What is an 'Exception' ?

'Exception' is an error situation that a program may encounter during runtime. For example, your program may be trying to write into a file, but your hard disk may be full. Or, the program may be trying to update a record in database, but that record may be already deleted. Such errors may happen any time and unless you handle such situation properly, your application may have un predictable behavior.

What is 'Exception Handling'?

An exception can occur anytime during the execution of an application. Your application must be prepared to face such situations. An application will crash if an exception occurs and it is not handled. "An exception handler is a piece of code which will be called when an exception occurs."

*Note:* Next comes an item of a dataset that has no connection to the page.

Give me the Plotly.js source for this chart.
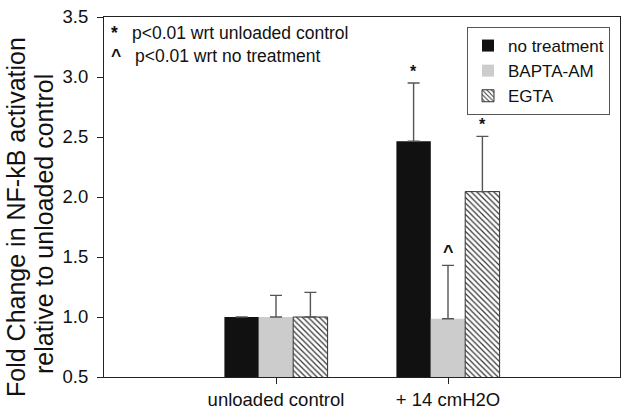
<!DOCTYPE html>
<html><head><meta charset="utf-8">
<script src="https://cdn.plot.ly/plotly-3.0.1.min.js"></script>
<style>html,body{margin:0;padding:0;background:#fff}#c{width:629px;height:415px}</style>
</head><body><div id="c"></div>
<script>
const categories = ["unloaded control", "+ 14 cmH2O"];
const seriesNames = ["no treatment", "BAPTA-AM", "EGTA"];
const noTreatment = [1.0, 2.465];
const baptaAM = [1.0, 0.985];
const egta = [1.0, 2.045];
const errNoTreatment = [0, 0.485];
const errBapta = [0.18, 0.445];
const errEgta = [0.205, 0.46];
const sigMarks = [["", "*"], ["", "^"], ["", "*"]];
const yTicks = [0.5, 1.0, 1.5, 2.0, 2.5, 3.0, 3.5];
const yTitleLines = ["Fold Change in NF-kB activation", "relative to unloaded control"];
const noteLines = [["*", "p<0.01 wrt unloaded control"], ["^", "p<0.01 wrt no treatment"]];

const font = "Liberation Sans, Arial, sans-serif";
const vals = [noTreatment, baptaAM, egta];
const errs = [errNoTreatment, errBapta, errEgta];
const fills = ["#111111", "#cccccc", "#ffffff"];
const traces = vals.map((v, i) => ({
  type: "bar", name: seriesNames[i], x: categories, y: v,
  marker: {
    color: fills[i],
    line: {color: i === 2 ? "#333" : fills[i], width: i === 2 ? 1 : 0},
    pattern: i === 2 ? {shape: "\\", fgcolor: "#333", bgcolor: "#fff", size: 4, solidity: 0.3} : undefined
  },
  error_y: {type: "data", symmetric: false, array: errs[i], arrayminus: [0, 0],
            color: "#555", thickness: 1.4, width: 6, visible: true}
}));

const annotations = [];
vals.forEach((v, i) => {
  categories.forEach((c, j) => {
    if (sigMarks[i][j]) {
      annotations.push({x: c, y: v[j] + errs[i][j], xref: "x", yref: "y",
        text: "<b>" + sigMarks[i][j] + "</b>", showarrow: false, yanchor: "bottom", yshift: 1,
        xshift: (i - 1) * 34.5,
        font: {family: font, size: sigMarks[i][j] === "^" ? 18 : 16, color: "#111"}});
    }
  });
});
noteLines.forEach((ln, k) => {
  annotations.push({xref: "paper", yref: "paper", x: 0.009, y: (377 - 33 - k * 23) / 360,
    xanchor: "left", yanchor: "middle",
    text: "<b>" + ln[0] + "</b>", showarrow: false, font: {family: font, size: 17.5, color: "#111"}});
  annotations.push({xref: "paper", yref: "paper", x: (130 + k * 3 - 104) / 516, y: (377 - 33 - k * 23) / 360,
    xanchor: "left", yanchor: "middle",
    text: ln[1], showarrow: false, font: {family: font, size: 17.5, color: "#111"}});
});
// y-axis title lines
[[16, 217], [44, 224]].forEach((p, k) => {
  annotations.push({xref: "paper", yref: "paper", x: (p[0] - 104) / 516, y: (377 - p[1]) / 360,
    xanchor: "center", yanchor: "middle", textangle: -90, showarrow: false,
    text: yTitleLines[k], font: {family: font, size: 25, color: "#111"}});
});

const layout = {
  width: 629, height: 415,
  margin: {l: 104, r: 9, t: 17, b: 38},
  paper_bgcolor: "#fff", plot_bgcolor: "#fff",
  barmode: "group", bargap: 0.4, bargroupgap: 0,
  showlegend: true,
  legend: {x: (467 - 104) / 516, y: (377 - 27) / 360, xanchor: "left", yanchor: "top", bgcolor: "#fff",
    bordercolor: "#555", borderwidth: 1, font: {family: font, size: 17, color: "#111"},
    tracegroupgap: 0, itemwidth: 30},
  xaxis: {type: "category", range: [-1, 2], showline: true, linecolor: "#222", linewidth: 1,
    mirror: true, ticks: "outside", ticklen: 6, tickcolor: "#222", showgrid: false,
    tickfont: {family: font, size: 18.5, color: "#111"}},
  yaxis: {range: [0.5, 3.5], tickvals: yTicks, ticktext: yTicks.map(t => t.toFixed(1)),
    showline: true, linecolor: "#222", linewidth: 1, mirror: true, ticks: "outside", ticklen: 6,
    tickcolor: "#222", showgrid: false, zeroline: false, ticklabelstandoff: 5,
    tickfont: {family: font, size: 18.5, color: "#111"}},
  annotations: annotations
};
Plotly.newPlot("c", traces, layout, {displayModeBar: false, staticPlot: true});
</script></body></html>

.NET Framework provides several classes to work with exceptions. The keywords try, catch are used to handle exceptions in .NET. You have to put the code (that can cause an exception) in a try block. If an exception occurs at any line of code inside a try block, the control of execution will be transfered to the code inside the catch block.

Syntax :

try
{
//Code which can cause exception;
}
catch(Exception ex)
{
//Code to handle the exception;
}

'finally' block 

You can optionally use a 'finally' block along with the try-catch. The 'finally' block is guaranteed to be executed even if there is an exception.

try
{
//Statements;
}
catch(Exception ex)
{
//Statements;
}

finally
{
//Statements;
}

Why should we catch exceptions ?

If an exception is not 'handled' in code, the application will crash and user will see an ugly message. Instead, you can catch the exception, log the errors and show a friendly message to the user.